_Exercise details_: Repeat, exactly and only, the lines from the beginning of the data through the line with "PLOT_RIGHT, AXIS_Y = 580, 344". Pictures are left out.

──────

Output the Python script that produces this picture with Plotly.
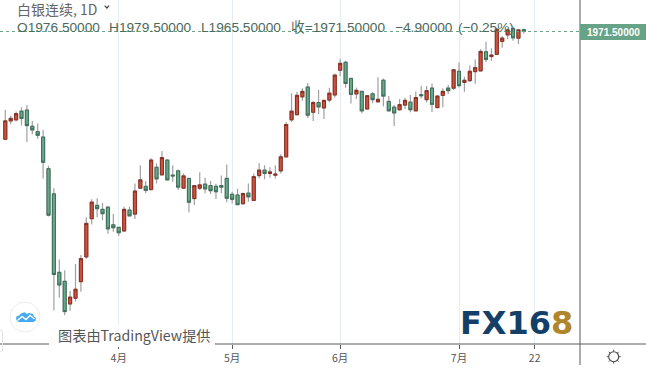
import math
import plotly.graph_objects as go

W, H = 646, 375
PLOT_RIGHT, AXIS_Y = 580, 344

opens = [1672,1723,1726,1750,1753,1708,1693,1678,1590,1520,1302,1277,1214,1230,1276,1345,1451,1488,1477,1483,
         1434,1427,1417,1475,1464,1536,1541,1532,1594,1573,1614,1572,1584,1536,1563,1507,1536,1547,1543,1541,
         1543,1563,1519,1517,1493,1522,1502,1571,1586,1577,1572,1584,1623,1726,1740,1790,1817,1747,1774,1759,
         1781,1795,1864,1886,1841,1798,1805,1756,1798,1776,1836,1777,1761,1754,1767,1775,1751,1796,1782,1814,
         1760,1794,1814,1814,1861,1830,1835,1860,1862,1915,1902,1908,1944,1962,1980,1953,1976.5]
closes = [1723,1730,1743,1730,1710,1698,1683,1608,1461,1296,1267,1193,1233,1255,1340,1438,1497,1479,1465,1423,
          1426,1412,1477,1459,1528,1559,1530,1614,1562,1621,1559,1570,1539,1570,1497,1543,1545,1534,1529,1526,
          1539,1508,1505,1490,1521,1512,1568,1586,1577,1581,1575,1623,1713,1750,1794,1805,1739,1774,1762,1780,
          1800,1850,1883,1827,1797,1808,1751,1793,1782,1783,1792,1751,1745,1768,1780,1754,1788,1793,1807,1769,
          1792,1805,1807,1865,1821,1836,1861,1871,1916,1894,1906,1978,1953,1976,1954,1976,1971.5]
highs = [1753,1737,1749,1761,1767,1723,1716,1698,1598,1536,1338,1308,1250,1325,1350,1455,1505,1508,1495,1486,
         1464,1429,1484,1484,1549,1600,1556,1619,1605,1639,1617,1600,1588,1577,1565,1545,1580,1565,1556,1548,
         1571,1602,1526,1534,1524,1549,1577,1605,1600,1594,1600,1630,1720,1800,1804,1814,1828,1779,1809,1781,
         1815,1855,1896,1890,1842,1816,1807,1795,1803,1844,1841,1792,1767,1784,1787,1795,1805,1821,1820,1827,
         1794,1814,1823,1867,1886,1846,1877,1894,1922,1943,1925,1978,1959,1980,1983,1978,1979.5]
lows = [1671,1714,1721,1710,1664,1686,1673,1563,1457,1196,1231,1183,1195,1221,1248,1340,1435,1455,1447,1409,
        1415,1403,1415,1457,1450,1534,1522,1531,1549,1572,1559,1554,1531,1536,1469,1489,1531,1522,1520,1506,
        1522,1497,1493,1489,1489,1498,1501,1563,1561,1565,1563,1577,1623,1720,1739,1779,1731,1723,1742,1728,
        1775,1787,1848,1815,1771,1784,1744,1755,1772,1775,1764,1750,1709,1751,1756,1747,1750,1786,1774,1748,
        1758,1761,1798,1809,1816,1804,1831,1826,1862,1887,1890,1907,1926,1950,1946,1937,1965.5]
candle_index = list(range(len(opens)))
body_highs = [max(o, c) for o, c in zip(opens, closes)]
body_lows = [min(o, c) for o, c in zip(opens, closes)]
tick_index = [21, 42, 62, 84, 98]
tick_labels = ["4月", "5月", "6月", "7月", "22"]
price_range = [1102.75, 2059.07]
index_range = [-0.98, 106.4]
last_close = 1971.5
ohlc_parts = [("O1976.50000", 15), ("H1979.50000", 107), ("L1965.50000", 199),
              ("收=1971.50000", 289), ("−4.90000", 393), ("(−0.25%)", 456)]

RED, RED_EDGE = "#cb533f", "#8a2c1e"
GREEN, GREEN_EDGE = "#69a68a", "#3a6f57"
WICK = "#a0a0a0"
AXIS = "#5a5a5a"


def px(x):
    return x / W


def py(y):
    return 1 - y / H


def path(points, close=False):
    s = " ".join(("M" if i == 0 else "L") + f" {px(a):.5f} {py(b):.5f}" for i, (a, b) in enumerate(points))
    return s + (" Z" if close else "")


fig = go.Figure()
fig.add_trace(go.Candlestick(
    x=candle_index, open=opens, high=highs, low=lows, close=closes,
    increasing=dict(line=dict(color=WICK, width=1.2), fillcolor=RED),
    decreasing=dict(line=dict(color=WICK, width=1.2), fillcolor=GREEN),
    showlegend=False, hoverinfo="skip"))
fig.add_trace(go.Candlestick(
    x=candle_index, open=opens, high=body_highs, low=body_lows, close=closes,
    increasing=dict(line=dict(color=RED_EDGE, width=1), fillcolor=RED),
    decreasing=dict(line=dict(color=GREEN_EDGE, width=1), fillcolor=GREEN),
    showlegend=False, hoverinfo="skip"))

sun_x, sun_y = 613.7, 356.7
sun_ticks = []
for k in range(8):
    a = k * math.pi / 4
    sun_ticks.append(dict(type="line", xref="paper", yref="paper",
                          x0=px(sun_x + 5 * math.cos(a)), x1=px(sun_x + 7 * math.cos(a)),
                          y0=py(sun_y + 5 * math.sin(a)), y1=py(sun_y + 7 * math.sin(a)),
                          line=dict(color="#555555", width=1)))

shapes = [
    dict(type="line", xref="paper", yref="y", x0=0, x1=px(PLOT_RIGHT), y0=last_close, y1=last_close,
         line=dict(color="#6aa588", width=1, dash="dot")),
    dict(type="line", xref="paper", yref="paper", x0=0, x1=1, y0=py(AXIS_Y), y1=py(AXIS_Y),
         line=dict(color=AXIS, width=1)),
    dict(type="line", xref="paper", yref="paper", x0=px(PLOT_RIGHT), x1=px(PLOT_RIGHT), y0=1, y1=py(365),
         line=dict(color=AXIS, width=1)),
    dict(type="rect", xref="paper", yref="paper", x0=px(PLOT_RIGHT), x1=1, y0=py(24), y1=py(40),
         fillcolor="#67a386", line=dict(width=0)),
    dict(type="rect", xref="paper", yref="paper", x0=px(49), x1=px(215), y0=py(325), y1=py(347),
         fillcolor="white", line=dict(width=0)),
    dict(type="circle", xref="paper", yref="paper", x0=px(10), x1=px(40), y0=py(302), y1=py(332),
         fillcolor="white", line=dict(color="#ececec", width=1)),
    dict(type="path", xref="paper", yref="paper",
         path=path([(16, 319), (16.5, 316.5), (19, 315.5), (21, 313.5), (24.5, 312.3), (27, 314), (29, 313),
                    (33, 314), (34, 316.5), (36, 318), (35.5, 321), (33, 322), (19, 322), (17, 321)], close=True),
         fillcolor="#45a9f2", line=dict(width=0)),
    dict(type="path", xref="paper", yref="paper",
         path=path([(17.5, 320.5), (22, 316.5), (26, 319.5), (30, 315.5), (34.5, 319)]),
         line=dict(color="white", width=1.4)),
    dict(type="path", xref="paper", yref="paper",
         path=path([(104.7, 5.6), (106.9, 8), (109.1, 5.6)]),
         line=dict(color="#444444", width=1.2)),
    dict(type="path", xref="paper", yref="paper",
         path=path([(0, 330), (2.5, 331), (2.5, 351), (0, 352)]),
         line=dict(color="#e4e4e4", width=1)),
    dict(type="circle", xref="paper", yref="paper", x0=px(sun_x - 5), x1=px(sun_x + 5),
         y0=py(sun_y - 5), y1=py(sun_y + 5), line=dict(color="#444444", width=1.1)),
] + sun_ticks

annotations = [
    dict(text="白银连续, 1D", x=px(15), y=py(9.5), xanchor="left", yanchor="middle", showarrow=False,
         xref="paper", yref="paper", font=dict(family="Noto Sans CJK SC, Liberation Sans", size=14, color="#666666")),
    dict(text=f"{last_close:.5f}", x=px(613.5), y=py(32), xanchor="center", yanchor="middle", showarrow=False,
         xref="paper", yref="paper", font=dict(family="Liberation Sans", size=10, color="white", weight="bold")),
    dict(text="图表由TradingView提供", x=px(55.5), y=py(335), xanchor="left", yanchor="middle", showarrow=False,
         xref="paper", yref="paper", font=dict(family="Noto Sans CJK SC, Liberation Sans", size=14.2, color="#555555")),
    dict(text='FX16<span style="color:#b0862c">8</span>', x=px(516), y=py(322.5), xanchor="center", yanchor="middle",
         showarrow=False, xref="paper", yref="paper",
         font=dict(family="DejaVu Sans", size=32, color="#133f68", weight="bold")),
]
for label, left in ohlc_parts:
    annotations.append(dict(text=label, x=px(left), y=py(28), xanchor="left", yanchor="middle", showarrow=False,
                            xref="paper", yref="paper",
                            font=dict(family="Liberation Sans, Noto Sans CJK SC", size=13.7, color="#4c6a5c")))

fig.update_layout(
    width=W, height=H, autosize=False,
    margin=dict(l=0, r=0, t=0, b=0),
    paper_bgcolor="white", plot_bgcolor="white",
    boxgap=0.2, showlegend=False,
    shapes=shapes, annotations=annotations,
    xaxis=dict(domain=[0, PLOT_RIGHT / W], range=index_range, rangeslider=dict(visible=False),
               tickmode="array", tickvals=tick_index, ticktext=tick_labels,
               showgrid=True, gridcolor="#e6edf0", gridwidth=1, zeroline=False, showline=False,
               ticks="outside", ticklen=4, tickcolor=AXIS,
               tickfont=dict(family="Noto Sans CJK SC, Liberation Sans", size=10.5, color="#555555")),
    yaxis=dict(domain=[1 - AXIS_Y / H, 1], range=price_range, showgrid=False, zeroline=False,
               showticklabels=False, ticks=""),
)
fig.write_html("out.html", config=dict(displayModeBar=False),
               post_script="document.body.style.margin='0';document.documentElement.style.overflow='hidden';")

──────

_Response_:
Output the Python script that produces this picture with Plotly.
import math
import plotly.graph_objects as go

W, H = 646, 375
PLOT_RIGHT, AXIS_Y = 580, 344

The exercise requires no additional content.